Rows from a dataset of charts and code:

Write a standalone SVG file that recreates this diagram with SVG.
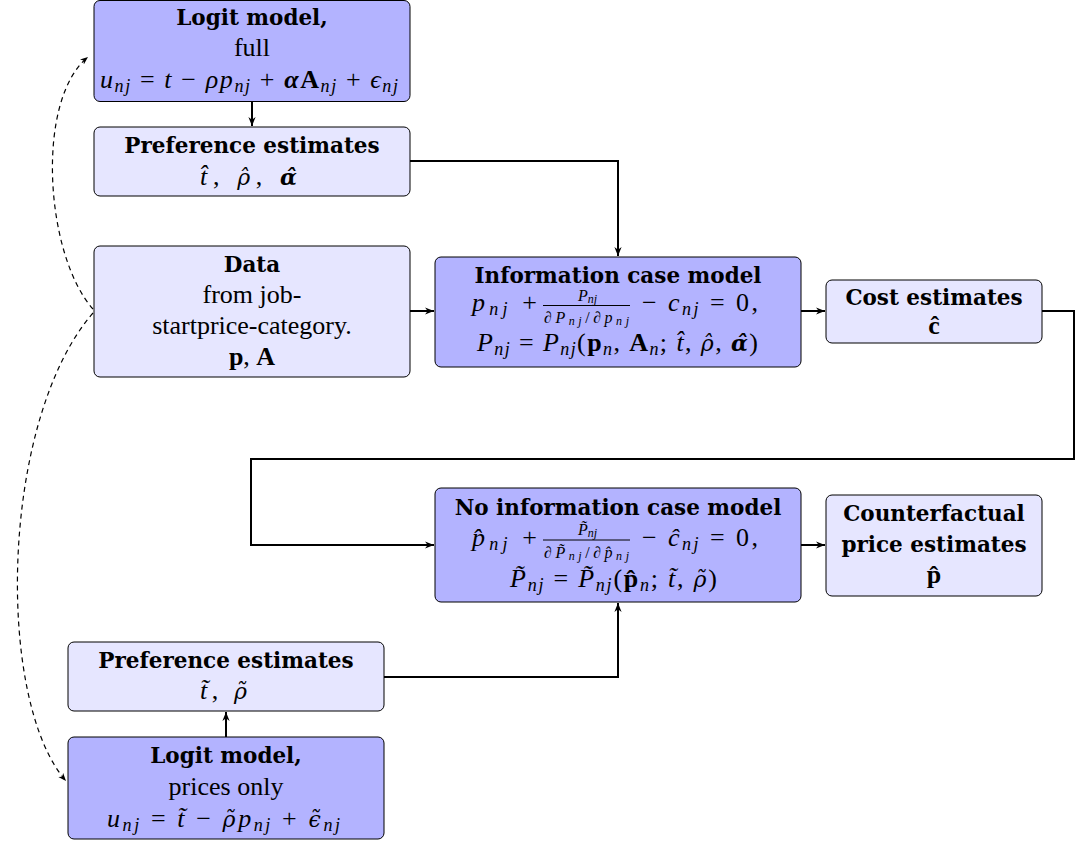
<svg xmlns="http://www.w3.org/2000/svg" width="1075" height="845" viewBox="0 0 1075 845">
<style>
text{font-family:"Liberation Serif","Times New Roman",serif;font-size:26px;fill:#000;text-anchor:middle}
.b{font-family:"DejaVu Serif","Liberation Serif",serif;font-weight:bold;font-size:21.5px}
.m{font-style:italic;font-size:26px}
.up{font-style:normal}
.bu{font-weight:bold;font-style:normal}
.bi{font-weight:bold;font-style:italic}
.g{font-family:"DejaVu Serif","Liberation Serif",serif;font-size:22px}
.sub{font-size:18px}
.fr{font-size:16px}
.fsub{font-size:12px}
.dk{fill:#b3b3ff;stroke:#000;stroke-width:1}
.lt{fill:#e6e6ff;stroke:#000;stroke-width:1}
.c{fill:none;stroke:#000;stroke-width:2}
.d{fill:none;stroke:#000;stroke-width:1.2;stroke-dasharray:5,4}
.e{text-anchor:end}
.s{text-anchor:start}
</style>
<defs>
<marker id="ah" viewBox="0 0 10 10" refX="10" refY="5" markerWidth="9" markerHeight="9" orient="auto" markerUnits="userSpaceOnUse"><path d="M0,1 L10,5 L0,9 L3,5 z" fill="#000"/></marker>
<marker id="ahs" viewBox="0 0 10 10" refX="10" refY="5" markerWidth="8" markerHeight="8" orient="auto" markerUnits="userSpaceOnUse"><path d="M0,1 L10,5 L0,9 L3,5 z" fill="#000"/></marker>
</defs>

<g id="connectors">
<path class="c" d="M252,102 V126" marker-end="url(#ah)"/>
<path class="c" d="M410,161 H618 V256" marker-end="url(#ah)"/>
<path class="c" d="M410,311 H434" marker-end="url(#ah)"/>
<path class="c" d="M801,311 H825" marker-end="url(#ah)"/>
<path class="c" d="M1042,311 H1074 V459 H251 V545 H434" marker-end="url(#ah)"/>
<path class="c" d="M801,545 H825" marker-end="url(#ah)"/>
<path class="c" d="M384,677 H618 V603" marker-end="url(#ah)"/>
<path class="c" d="M226,737 V712" marker-end="url(#ah)"/>
<path class="d" d="M93,309 C45,255 35,100 88,57" marker-end="url(#ahs)"/>
<path class="d" d="M93,313 C0,420 -5,700 66,781" marker-end="url(#ahs)"/>
</g>

<g id="logit-full">
<rect class="dk" x="94" y="0.5" width="316" height="101" rx="6"/>
<text class="b" x="252" y="25">Logit model,</text>
<text x="252" y="56">full</text>
<text class="m" x="249" y="88" textLength="298" lengthAdjust="spacing">u<tspan class="sub" dy="4">nj</tspan><tspan class="up" dy="-4"> = </tspan>t<tspan class="up"> − </tspan>ρp<tspan class="sub" dy="4">nj</tspan><tspan class="up" dy="-4"> + </tspan><tspan class="bi">α</tspan><tspan class="bu">A</tspan><tspan class="sub" dy="4">nj</tspan><tspan class="up" dy="-4"> + </tspan>ϵ<tspan class="sub" dy="4">nj</tspan></text>
</g>

<g id="pref-full">
<rect class="lt" x="94" y="127" width="316" height="69" rx="6"/>
<text class="b" x="252" y="153">Preference estimates</text>
<text class="m" x="248.5" y="185" textLength="97" lengthAdjust="spacing">t̂<tspan class="up">, </tspan><tspan class="g">ρ̂</tspan><tspan class="up">, </tspan><tspan class="g bi">α̂</tspan></text>
</g>

<g id="data">
<rect class="lt" x="94" y="246" width="316" height="131" rx="6"/>
<text class="b" x="252" y="272">Data</text>
<text x="252" y="303">from job-</text>
<text x="252" y="334">startprice-category.</text>
<text x="252" y="365"><tspan class="bu">p</tspan>, <tspan class="bu">A</tspan></text>
</g>

<g id="info-model">
<rect class="dk" x="435" y="257" width="366" height="110" rx="6"/>
<text class="b" x="618" y="283">Information case model</text>
<text class="m e" x="537" y="311" textLength="65" lengthAdjust="spacing">p<tspan class="sub" dy="4">nj</tspan><tspan class="up" dy="-4">  +</tspan></text>
<text class="m fr" x="587.5" y="301">P<tspan class="fsub" dy="2">nj</tspan></text>
<line x1="543" y1="305.5" x2="630" y2="305.5" stroke="#000" stroke-width="1"/>
<text class="m fr" x="586.5" y="323" textLength="85" lengthAdjust="spacing"><tspan class="up">∂</tspan>P<tspan class="fsub" dy="2">nj</tspan><tspan class="up" dy="-2">/∂</tspan>p<tspan class="fsub" dy="2">nj</tspan></text>
<text class="m s" x="642" y="311" textLength="116" lengthAdjust="spacing"><tspan class="up">− </tspan>c<tspan class="sub" dy="4">nj</tspan><tspan class="up" dy="-4">  =  0,</tspan></text>
<text class="m" x="617.5" y="351" textLength="281" lengthAdjust="spacing">P<tspan class="sub" dy="4">nj</tspan><tspan class="up" dy="-4">  =  </tspan>P<tspan class="sub" dy="4">nj</tspan><tspan class="up" dy="-4">(</tspan><tspan class="bu">p</tspan><tspan class="sub" dy="4">n</tspan><tspan class="up" dy="-4">, </tspan><tspan class="bu">A</tspan><tspan class="sub" dy="4">n</tspan><tspan class="up" dy="-4">; </tspan>t̂<tspan class="up">, </tspan><tspan class="g">ρ̂</tspan><tspan class="up">, </tspan><tspan class="g bi">α̂</tspan><tspan class="up">)</tspan></text>
</g>

<g id="cost">
<rect class="lt" x="826" y="280" width="216" height="63" rx="6"/>
<text class="b" x="934" y="305">Cost estimates</text>
<text class="bu" x="934" y="334">ĉ</text>
</g>

<g id="noinfo-model">
<rect class="dk" x="435" y="488" width="366" height="114" rx="6"/>
<text class="b" x="618" y="515">No information case model</text>
<text class="m e" x="537" y="546" textLength="65" lengthAdjust="spacing">p̂<tspan class="sub" dy="4">nj</tspan><tspan class="up" dy="-4">  +</tspan></text>
<text class="m fr" x="587.5" y="535">P̃<tspan class="fsub" dy="2">nj</tspan></text>
<line x1="543" y1="540" x2="630" y2="540" stroke="#000" stroke-width="1"/>
<text class="m fr" x="586.5" y="558" textLength="85" lengthAdjust="spacing"><tspan class="up">∂</tspan>P̃<tspan class="fsub" dy="2">nj</tspan><tspan class="up" dy="-2">/∂</tspan>p̂<tspan class="fsub" dy="2">nj</tspan></text>
<text class="m s" x="642" y="546" textLength="116" lengthAdjust="spacing"><tspan class="up">− </tspan>ĉ<tspan class="sub" dy="4">nj</tspan><tspan class="up" dy="-4">  =  0,</tspan></text>
<text class="m" x="613.5" y="587" textLength="207" lengthAdjust="spacing">P̃<tspan class="sub" dy="4">nj</tspan><tspan class="up" dy="-4">  =  </tspan>P̃<tspan class="sub" dy="4">nj</tspan><tspan class="up" dy="-4">(</tspan><tspan class="bu">p̂</tspan><tspan class="sub" dy="4">n</tspan><tspan class="up" dy="-4">; </tspan>t̃<tspan class="up">, </tspan><tspan class="g">ρ̃</tspan><tspan class="up">)</tspan></text>
</g>

<g id="counterfactual">
<rect class="lt" x="826" y="495" width="216" height="101" rx="6"/>
<text class="b" x="934" y="521">Counterfactual</text>
<text class="b" x="934" y="552">price estimates</text>
<text class="bu" x="934" y="583">p̂</text>
</g>

<g id="pref-prices">
<rect class="lt" x="68" y="642" width="316" height="69" rx="6"/>
<text class="b" x="226" y="668">Preference estimates</text>
<text class="m" x="223.5" y="699" textLength="47" lengthAdjust="spacing">t̃<tspan class="up">, </tspan><tspan class="g">ρ̃</tspan></text>
</g>

<g id="logit-prices">
<rect class="dk" x="68" y="737" width="316" height="102" rx="6"/>
<text class="b" x="226" y="763">Logit model,</text>
<text x="226" y="795">prices only</text>
<text class="m" x="223.5" y="827" textLength="233" lengthAdjust="spacing">u<tspan class="sub" dy="4">nj</tspan><tspan class="up" dy="-4">  =  </tspan>t̃<tspan class="up"> − </tspan><tspan class="g">ρ̃</tspan>p<tspan class="sub" dy="4">nj</tspan><tspan class="up" dy="-4"> + </tspan><tspan class="g">ϵ̃</tspan><tspan class="sub" dy="4">nj</tspan></text>
</g>
</svg>
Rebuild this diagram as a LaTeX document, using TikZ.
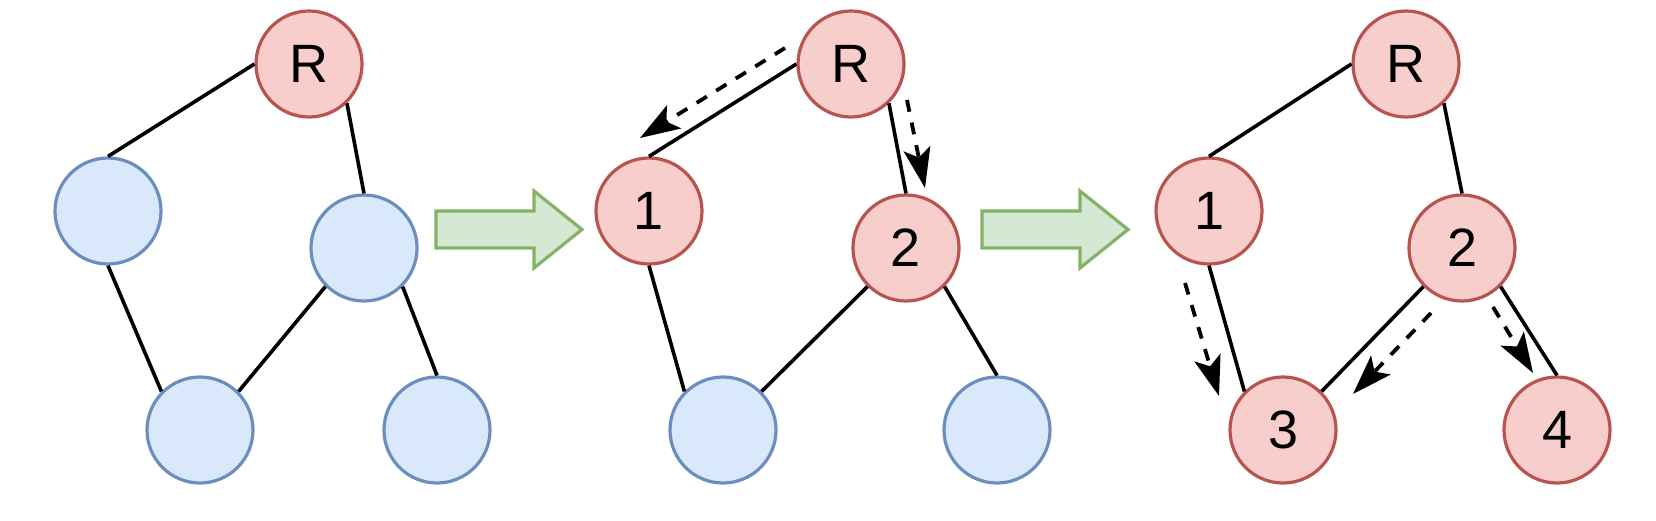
\documentclass[tikz,border=0pt]{standalone}
\usepackage{fontspec}
\setmainfont{Liberation Sans}
\usetikzlibrary{arrows.meta}
\definecolor{visitfill}{HTML}{F8CECC}
\definecolor{visitline}{HTML}{B85450}
\definecolor{openfill}{HTML}{DAE8FC}
\definecolor{openline}{HTML}{6C8EBF}
\definecolor{stagefill}{HTML}{D5E8D4}
\definecolor{stageline}{HTML}{82B366}

\begin{document}
\begin{tikzpicture}[
    x=1pt, y=-1pt,
    vertex/.style={circle, draw, line width=3.2pt, minimum size=106pt, inner sep=0pt, font=\fontsize{54}{60}\selectfont},
    visited/.style={vertex, fill=visitfill, draw=visitline},
    unvisited/.style={vertex, fill=openfill, draw=openline},
    link/.style={line width=3.6pt},
    probe/.style={line width=3.8pt, dash pattern=on 12pt off 11pt, -{Stealth[length=40pt, width=27pt, inset=9pt]}},
    stagearrow/.style={line width=3.2pt, draw=stageline, fill=stagefill, line join=miter},
]
\useasboundingbox (0,0) rectangle (1656,520);

% === Stage 1: only the root ===
\node[visited] (ra) at (309, 64) {R};
\node[unvisited] (aa) at (108, 211) {};
\node[unvisited] (ba) at (364, 248) {};
\node[unvisited] (ca) at (200, 430) {};
\node[unvisited] (da) at (437, 430) {};

\draw[link] (ra.west) -- (aa.north);
\draw[link] (ra.-46) -- (ba.north);
\draw[link] (aa.south) -- (ca.135);
\draw[link] (ba.225) -- (ca.45);
\draw[link] (ba.-45) -- (da.north);

% === Stage 2: root expanded ===
\node[visited] (rb) at (851, 64) {R};
\node[visited] (ab) at (649, 211) {1};
\node[visited] (bb) at (906, 248) {2};
\node[unvisited] (cb) at (723, 430) {};
\node[unvisited] (db) at (997, 430) {};

\draw[link] (rb.west) -- (ab.north);
\draw[link] (rb.-46) -- (bb.north);
\draw[link] (ab.south) -- (cb.135);
\draw[link] (bb.225) -- (cb.45);
\draw[link] (bb.-45) -- (db.north);

\coordinate (pb1s) at (785, 48);
\coordinate (pb1e) at (640, 138);
\coordinate (pb2s) at (907, 100);
\coordinate (pb2e) at (925, 188);
\draw[probe] (pb1s) -- (pb1e);
\draw[probe] (pb2s) -- (pb2e);

% === Stage 3: next level expanded ===
\node[visited] (rc) at (1406, 64) {R};
\node[visited] (ac) at (1209, 211) {1};
\node[visited] (bc) at (1462, 248) {2};
\node[visited] (cc) at (1283, 430) {3};
\node[visited] (dc) at (1557, 430) {4};

\draw[link] (rc.west) -- (ac.north);
\draw[link] (rc.-46) -- (bc.north);
\draw[link] (ac.south) -- (cc.135);
\draw[link] (bc.225) -- (cc.45);
\draw[link] (bc.-45) -- (dc.north);

\coordinate (pc1s) at (1185, 283);
\coordinate (pc1e) at (1219, 396);
\coordinate (pc2s) at (1431, 313);
\coordinate (pc2e) at (1353, 394);
\coordinate (pc3s) at (1493, 307);
\coordinate (pc3e) at (1533, 373);
\draw[probe] (pc1s) -- (pc1e);
\draw[probe] (pc2s) -- (pc2e);
\draw[probe] (pc3s) -- (pc3e);

% === Stage arrows ===
\foreach \x in {436, 982} {
    \draw[stagearrow, shift={(\x,0)}] (0,211) -- (98,211) -- (98,191) -- (146,229.5) -- (98,268) -- (98,248) -- (0,248) -- cycle;
}

\end{tikzpicture}
\end{document}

PROBLEM TO WORK ON
Everything from the line with "Rebuild this diagram" down to the line with "(bb.-45) -- (db.north);" in the data above should be copied exactly, with both end lines kept and the pictures left out.

FULL RESPONSE
Rebuild this diagram as a LaTeX document, using TikZ.
\documentclass[tikz,border=0pt]{standalone}
\usepackage{fontspec}
\setmainfont{Liberation Sans}
\usetikzlibrary{arrows.meta}
\definecolor{visitfill}{HTML}{F8CECC}
\definecolor{visitline}{HTML}{B85450}
\definecolor{openfill}{HTML}{DAE8FC}
\definecolor{openline}{HTML}{6C8EBF}
\definecolor{stagefill}{HTML}{D5E8D4}
\definecolor{stageline}{HTML}{82B366}

\begin{document}
\begin{tikzpicture}[
    x=1pt, y=-1pt,
    vertex/.style={circle, draw, line width=3.2pt, minimum size=106pt, inner sep=0pt, font=\fontsize{54}{60}\selectfont},
    visited/.style={vertex, fill=visitfill, draw=visitline},
    unvisited/.style={vertex, fill=openfill, draw=openline},
    link/.style={line width=3.6pt},
    probe/.style={line width=3.8pt, dash pattern=on 12pt off 11pt, -{Stealth[length=40pt, width=27pt, inset=9pt]}},
    stagearrow/.style={line width=3.2pt, draw=stageline, fill=stagefill, line join=miter},
]
\useasboundingbox (0,0) rectangle (1656,520);

% === Stage 1: only the root ===
\node[visited] (ra) at (309, 64) {R};
\node[unvisited] (aa) at (108, 211) {};
\node[unvisited] (ba) at (364, 248) {};
\node[unvisited] (ca) at (200, 430) {};
\node[unvisited] (da) at (437, 430) {};

\draw[link] (ra.west) -- (aa.north);
\draw[link] (ra.-46) -- (ba.north);
\draw[link] (aa.south) -- (ca.135);
\draw[link] (ba.225) -- (ca.45);
\draw[link] (ba.-45) -- (da.north);

% === Stage 2: root expanded ===
\node[visited] (rb) at (851, 64) {R};
\node[visited] (ab) at (649, 211) {1};
\node[visited] (bb) at (906, 248) {2};
\node[unvisited] (cb) at (723, 430) {};
\node[unvisited] (db) at (997, 430) {};

\draw[link] (rb.west) -- (ab.north);
\draw[link] (rb.-46) -- (bb.north);
\draw[link] (ab.south) -- (cb.135);
\draw[link] (bb.225) -- (cb.45);
\draw[link] (bb.-45) -- (db.north);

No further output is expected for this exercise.